- TASK PROMPT: Which lines fall between the line holding "Output the Python" and the line holding "from matplotlib.patches import Patch", inclusive? Retype them exactly, without the pictures, and add nothing else.
--- Begin INFORMATION PROVIDED ---
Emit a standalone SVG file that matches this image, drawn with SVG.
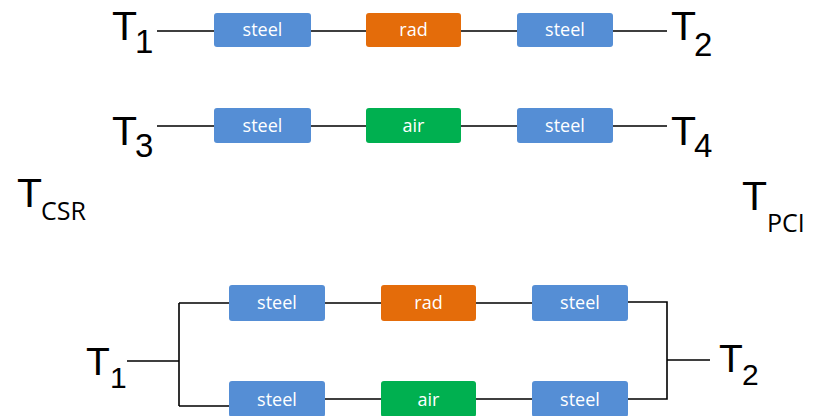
<svg xmlns="http://www.w3.org/2000/svg" width="814" height="416" viewBox="0 0 814 416">
<style>
.box{stroke:none}
.steel{fill:#558ED5}
.rad{fill:#E46C0A}
.air{fill:#00B050}
.bl{font-family:"Open Sans","Noto Sans",sans-serif;font-size:18px;fill:#fff;text-anchor:middle}
.T{font-family:"Liberation Sans","Open Sans",sans-serif;font-size:41px;fill:#000}
.s{font-family:"Liberation Sans","Open Sans",sans-serif;font-size:33px;fill:#000}
.s2{font-family:"Open Sans","Noto Sans",sans-serif;font-size:25px;fill:#000}
.c{stroke:#000;stroke-width:1.6;fill:none}
</style>
<rect width="814" height="416" fill="#fff"/>
<g id="connectors">
<path class="c" d="M157 31H214M311 31H366M461 31H517M613 31H667"/>
<path class="c" d="M157 126H214M311 126H366M461 126H517M613 126H667"/>
<path class="c" d="M127 361H179M179 303V406M179 303H229M179 406H229M325 303H381M476 303H532M325 399H381M476 399H532"/>
<path class="c" d="M628 302H667V399H628M667 360H710"/>
</g>
<g id="r1-steel1"><rect class="box steel" x="214" y="13" width="97" height="34" rx="3"/><text class="bl" x="262.5" y="36">steel</text></g>
<g id="r1-rad"><rect class="box rad" x="366" y="13" width="95" height="34" rx="3"/><text class="bl" x="413.5" y="36">rad</text></g>
<g id="r1-steel2"><rect class="box steel" x="517" y="13" width="96" height="34" rx="3"/><text class="bl" x="565" y="36">steel</text></g>
<g id="r2-steel1"><rect class="box steel" x="214" y="108" width="97" height="35" rx="3"/><text class="bl" x="262.5" y="132">steel</text></g>
<g id="r2-air"><rect class="box air" x="366" y="108" width="95" height="35" rx="3"/><text class="bl" x="413.5" y="132">air</text></g>
<g id="r2-steel2"><rect class="box steel" x="517" y="108" width="96" height="35" rx="3"/><text class="bl" x="565" y="132">steel</text></g>
<g id="p-steel1"><rect class="box steel" x="229" y="285" width="96" height="36" rx="3"/><text class="bl" x="277" y="309">steel</text></g>
<g id="p-rad"><rect class="box rad" x="381" y="285" width="95" height="36" rx="3"/><text class="bl" x="428.5" y="309">rad</text></g>
<g id="p-steel2"><rect class="box steel" x="532" y="285" width="96" height="36" rx="3"/><text class="bl" x="580" y="309">steel</text></g>
<g id="p-steel3"><rect class="box steel" x="229" y="381" width="96" height="36" rx="3"/><text class="bl" x="277" y="406">steel</text></g>
<g id="p-air"><rect class="box air" x="381" y="381" width="95" height="36" rx="3"/><text class="bl" x="428.5" y="406">air</text></g>
<g id="p-steel4"><rect class="box steel" x="532" y="381" width="96" height="36" rx="3"/><text class="bl" x="580" y="406">steel</text></g>
<g id="T1"><text class="T" x="112" y="40">T</text><text class="s" x="135" y="53">1</text></g>
<g id="T2"><text class="T" x="671" y="40">T</text><text class="s" x="694" y="56">2</text></g>
<g id="T3"><text class="T" x="112" y="145">T</text><text class="s" x="135" y="157">3</text></g>
<g id="T4"><text class="T" x="671" y="145">T</text><text class="s" x="694" y="157">4</text></g>
<g id="TCSR"><text class="T" x="17" y="207">T</text><text class="s2" x="41" y="220">CSR</text></g>
<g id="TPCI"><text class="T" x="742" y="210">T</text><text class="s2" x="767" y="232">PCI</text></g>
<g id="T1b"><text class="T" x="86" y="375" style="font-size:39px">T</text><text class="s" x="110" y="388" style="font-size:30px">1</text></g>
<g id="T2b"><text class="T" x="719" y="372" style="font-size:39px">T</text><text class="s" x="742" y="385" style="font-size:30px">2</text></g>
</svg>
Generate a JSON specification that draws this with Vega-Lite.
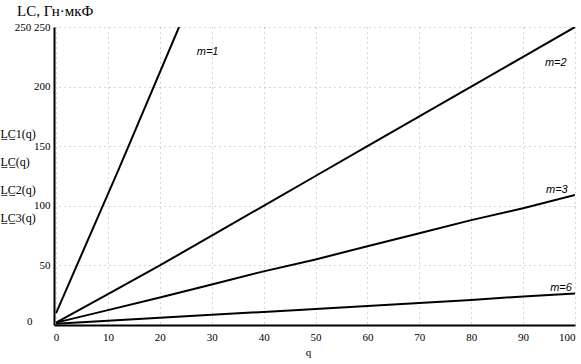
{
  "$schema": "https://vega.github.io/schema/vega-lite/v6.json",
  "width": 521,
  "height": 298,
  "autosize": {"type": "none"},
  "padding": {"left": 54, "top": 27, "right": 6, "bottom": 39},
  "background": "white",
  "title": {
    "text": "LC, Гн·мкФ",
    "anchor": "start",
    "frame": "group",
    "dx": -37,
    "offset": -10,
    "font": "Liberation Serif",
    "fontSize": 15,
    "fontWeight": "normal",
    "color": "black",
    "baseline": "alphabetic"
  },
  "config": {
    "view": {"stroke": null},
    "axis": {
      "labelFont": "Liberation Serif",
      "labelFontSize": 11,
      "labelColor": "black",
      "titleFont": "Liberation Serif",
      "titleFontWeight": "normal",
      "titleColor": "black",
      "domainColor": "black",
      "domainWidth": 2,
      "ticks": false,
      "gridColor": "#777",
      "gridDash": [1, 4],
      "gridWidth": 1,
      "gridOpacity": 0.6
    }
  },
  "datasets": {
    "curves": [
      {"m": "m=1", "q": 0, "LC": 10},
      {"m": "m=1", "q": 12, "LC": 130},
      {"m": "m=1", "q": 23.7, "LC": 250},
      {"m": "m=2", "q": 0, "LC": 2},
      {"m": "m=2", "q": 10, "LC": 26},
      {"m": "m=2", "q": 20, "LC": 50},
      {"m": "m=2", "q": 30, "LC": 75},
      {"m": "m=2", "q": 40, "LC": 100},
      {"m": "m=2", "q": 50, "LC": 125},
      {"m": "m=2", "q": 60, "LC": 150},
      {"m": "m=2", "q": 70, "LC": 175},
      {"m": "m=2", "q": 80, "LC": 200},
      {"m": "m=2", "q": 90, "LC": 225},
      {"m": "m=2", "q": 100, "LC": 250},
      {"m": "m=3", "q": 0, "LC": 2},
      {"m": "m=3", "q": 10, "LC": 12.5},
      {"m": "m=3", "q": 20, "LC": 23},
      {"m": "m=3", "q": 30, "LC": 34},
      {"m": "m=3", "q": 40, "LC": 45},
      {"m": "m=3", "q": 50, "LC": 55},
      {"m": "m=3", "q": 60, "LC": 66},
      {"m": "m=3", "q": 70, "LC": 77},
      {"m": "m=3", "q": 80, "LC": 88},
      {"m": "m=3", "q": 90, "LC": 98},
      {"m": "m=3", "q": 100, "LC": 109},
      {"m": "m=6", "q": 0, "LC": 1},
      {"m": "m=6", "q": 10, "LC": 3.5},
      {"m": "m=6", "q": 20, "LC": 6},
      {"m": "m=6", "q": 30, "LC": 8.5},
      {"m": "m=6", "q": 40, "LC": 11},
      {"m": "m=6", "q": 50, "LC": 13.5},
      {"m": "m=6", "q": 60, "LC": 16},
      {"m": "m=6", "q": 70, "LC": 18.5},
      {"m": "m=6", "q": 80, "LC": 21},
      {"m": "m=6", "q": 90, "LC": 24},
      {"m": "m=6", "q": 100, "LC": 26.5}
    ],
    "labels": [
      {"m": "m=1", "q": 29.2, "LC": 229},
      {"m": "m=2", "q": 96.3, "LC": 220},
      {"m": "m=3", "q": 96.5, "LC": 113},
      {"m": "m=6", "q": 97.3, "LC": 31}
    ]
  },
  "layer": [
    {
      "data": {"name": "curves"},
      "mark": {"type": "line", "color": "black", "strokeWidth": 2, "clip": true},
      "encoding": {
        "x": {
          "field": "q",
          "type": "quantitative",
          "scale": {"domain": [-0.4, 100], "nice": false, "zero": false},
          "axis": {
            "values": [0, 10, 20, 30, 40, 50, 60, 70, 80, 90, 100],
            "labelPadding": 6,
            "labelFlush": true,
            "title": "q",
            "titleFontSize": 11,
            "titlePadding": 4,
            "titleX": 254,
            "grid": true
          }
        },
        "y": {
          "field": "LC",
          "type": "quantitative",
          "scale": {"domain": [0, 250], "nice": false},
          "axis": {
            "values": [0, 50, 100, 150, 200, 250],
            "labelExpr": "datum.value == 250 ? '250 250' : datum.label",
            "labelPadding": {"condition": {"test": "datum.value == 0", "value": 22}, "value": 4},
            "labelOffset": {"condition": {"test": "datum.value == 0", "value": -4}, "value": 0},
            "labelFlush": false,
            "grid": true,
            "title": ["L̲C̲1(q)", "L̲C̲(q)", "L̲C̲2(q)", "L̲C̲3(q)"],
            "titleAngle": 0,
            "titleAlign": "left",
            "titleBaseline": "top",
            "titleX": -54,
            "titleY": 101,
            "titleFontSize": 12,
            "titleLineHeight": 28
          }
        },
        "detail": {"field": "m"}
      }
    },
    {
      "data": {"name": "labels"},
      "mark": {
        "type": "text",
        "font": "Liberation Sans",
        "fontSize": 11,
        "fontStyle": "italic",
        "color": "black",
        "align": "center",
        "baseline": "middle"
      },
      "encoding": {
        "x": {"field": "q", "type": "quantitative"},
        "y": {"field": "LC", "type": "quantitative"},
        "text": {"field": "m"}
      }
    }
  ]
}
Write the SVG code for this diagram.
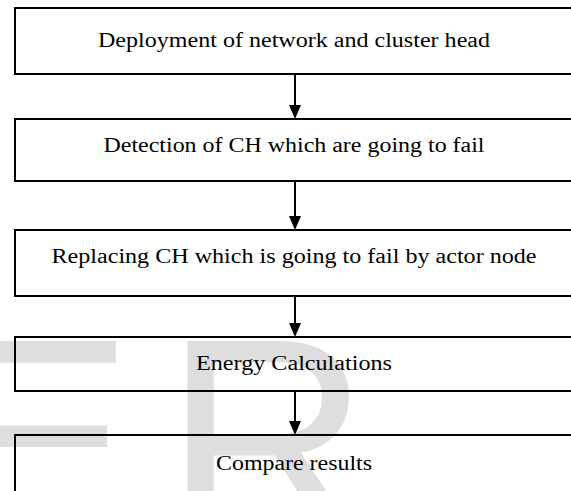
<svg xmlns="http://www.w3.org/2000/svg" width="571" height="491" viewBox="0 0 571 491">
<style>
.box{fill:none;stroke:#000;stroke-width:2}
.lbl{font-family:"Liberation Serif","Times New Roman",serif;font-size:20.5px;fill:#000;text-anchor:middle}
.wm{font-family:"Liberation Sans",Arial,sans-serif;font-size:285px;fill:#dedede}
.conn{stroke:#000;stroke-width:2;fill:none}
</style>
<rect width="571" height="491" fill="#fff"/>
<g id="watermark">
<text class="wm" x="-68" y="537" textLength="203" lengthAdjust="spacingAndGlyphs">E</text>
<text class="wm" x="164" y="537">R</text>
</g>
<g id="n1"><rect class="box" x="15" y="8" width="560" height="66"/><text class="lbl" x="294" y="47" textLength="392" lengthAdjust="spacingAndGlyphs">Deployment of network and cluster head</text></g>
<g id="n2"><rect class="box" x="15" y="119" width="560" height="62"/><text class="lbl" x="294" y="152" textLength="381" lengthAdjust="spacingAndGlyphs">Detection of CH which are going to fail</text></g>
<g id="n3"><rect class="box" x="15" y="230" width="560" height="66"/><text class="lbl" x="294" y="263" textLength="485" lengthAdjust="spacingAndGlyphs">Replacing CH which is going to fail by actor node</text></g>
<g id="n4"><rect class="box" x="15" y="337" width="560" height="54"/><text class="lbl" x="294" y="370" textLength="196" lengthAdjust="spacingAndGlyphs">Energy Calculations</text></g>
<g id="n5"><rect class="box" x="15" y="435" width="560" height="70"/><text class="lbl" x="294" y="470" textLength="156" lengthAdjust="spacingAndGlyphs">Compare results</text></g>
<g id="connectors">
<path class="conn" d="M295,74 V105"/><path d="M289,105 H301 L295,119 Z"/>
<path class="conn" d="M295,181 V216"/><path d="M289,216 H301 L295,230 Z"/>
<path class="conn" d="M295,296 V323"/><path d="M289,323 H301 L295,337 Z"/>
<path class="conn" d="M295,391 V421"/><path d="M289,421 H301 L295,435 Z"/>
</g>
</svg>
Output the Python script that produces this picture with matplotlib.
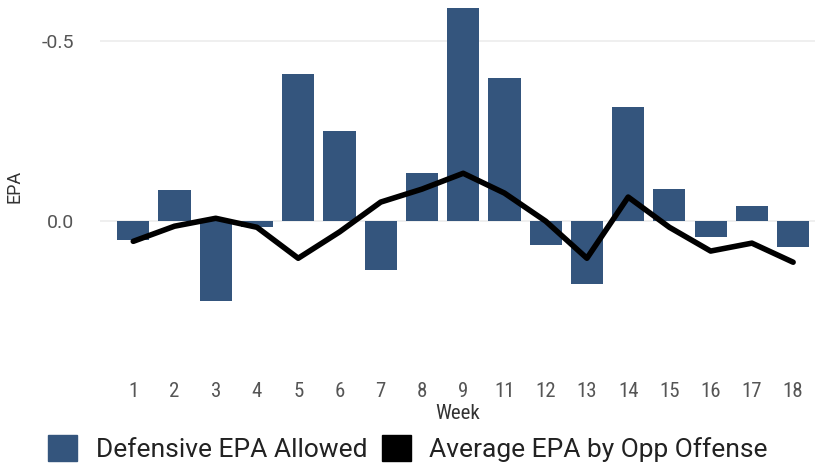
import matplotlib.pyplot as plt
from matplotlib.patches import Patch

weeks = ['1', '2', '3', '4', '5', '6', '7', '8', '9', '11', '12', '13', '14', '15', '16', '17', '18']
def_epa = [0.053, -0.086, 0.222, 0.017, -0.408, -0.25, 0.136, -0.133, -0.592, -0.397,
           0.067, 0.175, -0.317, -0.089, 0.044, -0.042, 0.072]
opp_epa = [0.056, 0.014, -0.008, 0.017, 0.103, 0.03, -0.053, -0.089, -0.133, -0.078,
           0.0, 0.103, -0.067, 0.017, 0.083, 0.061, 0.114]

bar_color = '#34557d'
cond = ['Roboto Condensed', 'Roboto', 'DejaVu Sans']
reg = ['Roboto', 'DejaVu Sans']

fig = plt.figure(figsize=(8.15, 4.67), dpi=100)
ax = fig.add_axes([0.123, 0.218, 0.877, 0.771])

x = range(len(weeks))
ax.bar(x, def_epa, width=0.78, color=bar_color, zorder=2)
ax.plot(x, opp_epa, color='black', linewidth=4, zorder=3, solid_capstyle='round')

ax.set_xlim(-0.8, 16.53)
ax.set_ylim(0.4, -0.6)  # перевернутая ось
ax.set_yticks([-0.5, 0.0])
ax.set_yticklabels(['-0.5', '0.0'])
ax.set_xticks(list(x))
ax.set_xticklabels(weeks)
for s in ax.spines.values():
    s.set_visible(False)
ax.yaxis.grid(True, color='#ececec', linewidth=1.2, zorder=0)
ax.tick_params(axis='both', length=0, labelcolor='#555555')
ax.tick_params(axis='y', pad=19, labelsize=14)
ax.tick_params(axis='x', pad=12, labelsize=15)
for lab in ax.get_xticklabels():
    lab.set_family(cond)
for lab in ax.get_yticklabels():
    lab.set_family(reg)

ax.set_xlabel('Week', fontsize=15, color='#333333', family=cond, labelpad=2)
fig.text(0.018, 0.6, 'EPA', rotation=90, fontsize=13, color='#333333', va='center', ha='center', family=reg)

handles = [Patch(color=bar_color), Patch(color='black')]
fig.legend(handles, ['Defensive EPA Allowed', 'Average EPA by Opp Offense'],
           loc='upper left', bbox_to_anchor=(0.059, 0.068), ncol=2, frameon=False,
           handlelength=1.1, handleheight=1.1, handletextpad=0.7, columnspacing=0.55,
           borderaxespad=0, borderpad=0, prop={'family': reg, 'size': 19}, labelcolor='#222222')

fig.savefig('out.png', dpi=100)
--- End INFORMATION PROVIDED ---
- IN RESPONSE:
Output the Python script that produces this picture with matplotlib.
import matplotlib.pyplot as plt
from matplotlib.patches import Patch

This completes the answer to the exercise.